As the guests attempt to deduce who summoned them to the location, Savaard enters the room. Inviting them to stay for dinner, he explains to his guests, who are stunned to see him alive, that he could kill all of them and be protected by the alibi of his being legally dead. Judge Bowman tries to leave the house but is fatally electrocuted when he attempts to open a grille separating the guests from the house's front doors. Savaard disappears, and the remaining guests realize that they are trapped in the house.

Over an intercom, Savaard announces that each of them will be killed at fifteen-minute intervals. Kearney, the head juror, is killed when he answers a phone that thrusts a poison-tipped needle into his ear, piercing his brain. Savaard states that Ms. Crawford is next to die. Janet arrives at the house, and the trapped guests explain to her that her father is alive. Janet finds Savaard upstairs in his laboratory, and implores him to abandon his desire for revenge. Savaard reveals that he killed Lang after Lang threatened to expose his plan to kill those responsible for convicting him. Janet heads downstairs and, in spite of her father's pleas, purposefully touches the electrified grille, forcing Savaard to surrender.

Using Savaard's artificial heart apparatus, Dr.
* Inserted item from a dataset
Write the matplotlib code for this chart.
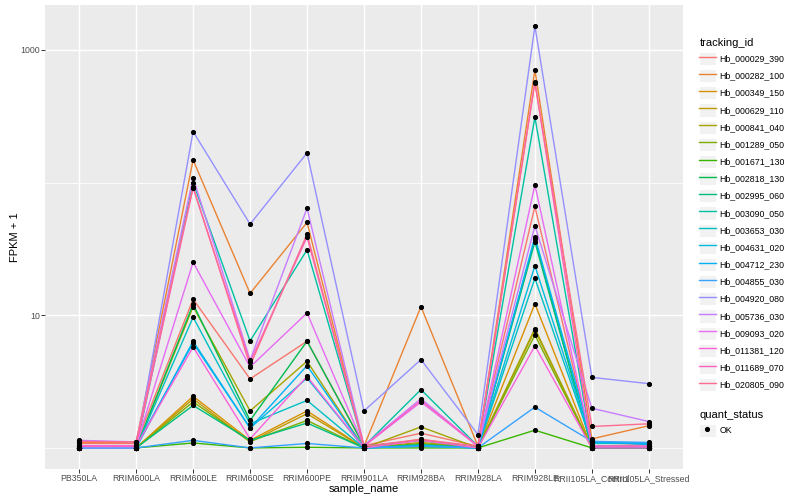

Stoddard revives Janet. Savaard, to the dismay of Dr. Stoddard, destroys his invention with a gun, and dies.

==Cast==

Stanley Brown appears in an uncredited role as Bob Roberts.

==Critical reception==
On review aggregator website Rotten Tomatoes, the film has an approval rating of 71% based on seven reviews, with an average rating of 6.8/10.

==Home media==
In the 1990s, The Man They Could Not Hang was released on VHS by RCA/Columbia Pictures Home Video. In 2006, the film was included on a four-film DVD release titled "Icons of Horror Collection: Boris Karloff", accompanying The Black Room (1935), Before I Hang (1940), and The Boogie Man Will Get You (1942). In 2021, The Man They Could Not Hang was released on Blu-ray in Region B by Eureka Entertainment, as part of a six-film box set known as "Karloff at Columbia". The other films included in the set are The Black Room, The Man with Nine Lives, Before I Hang, The Devil Commands, and The Boogie Man Will Get You.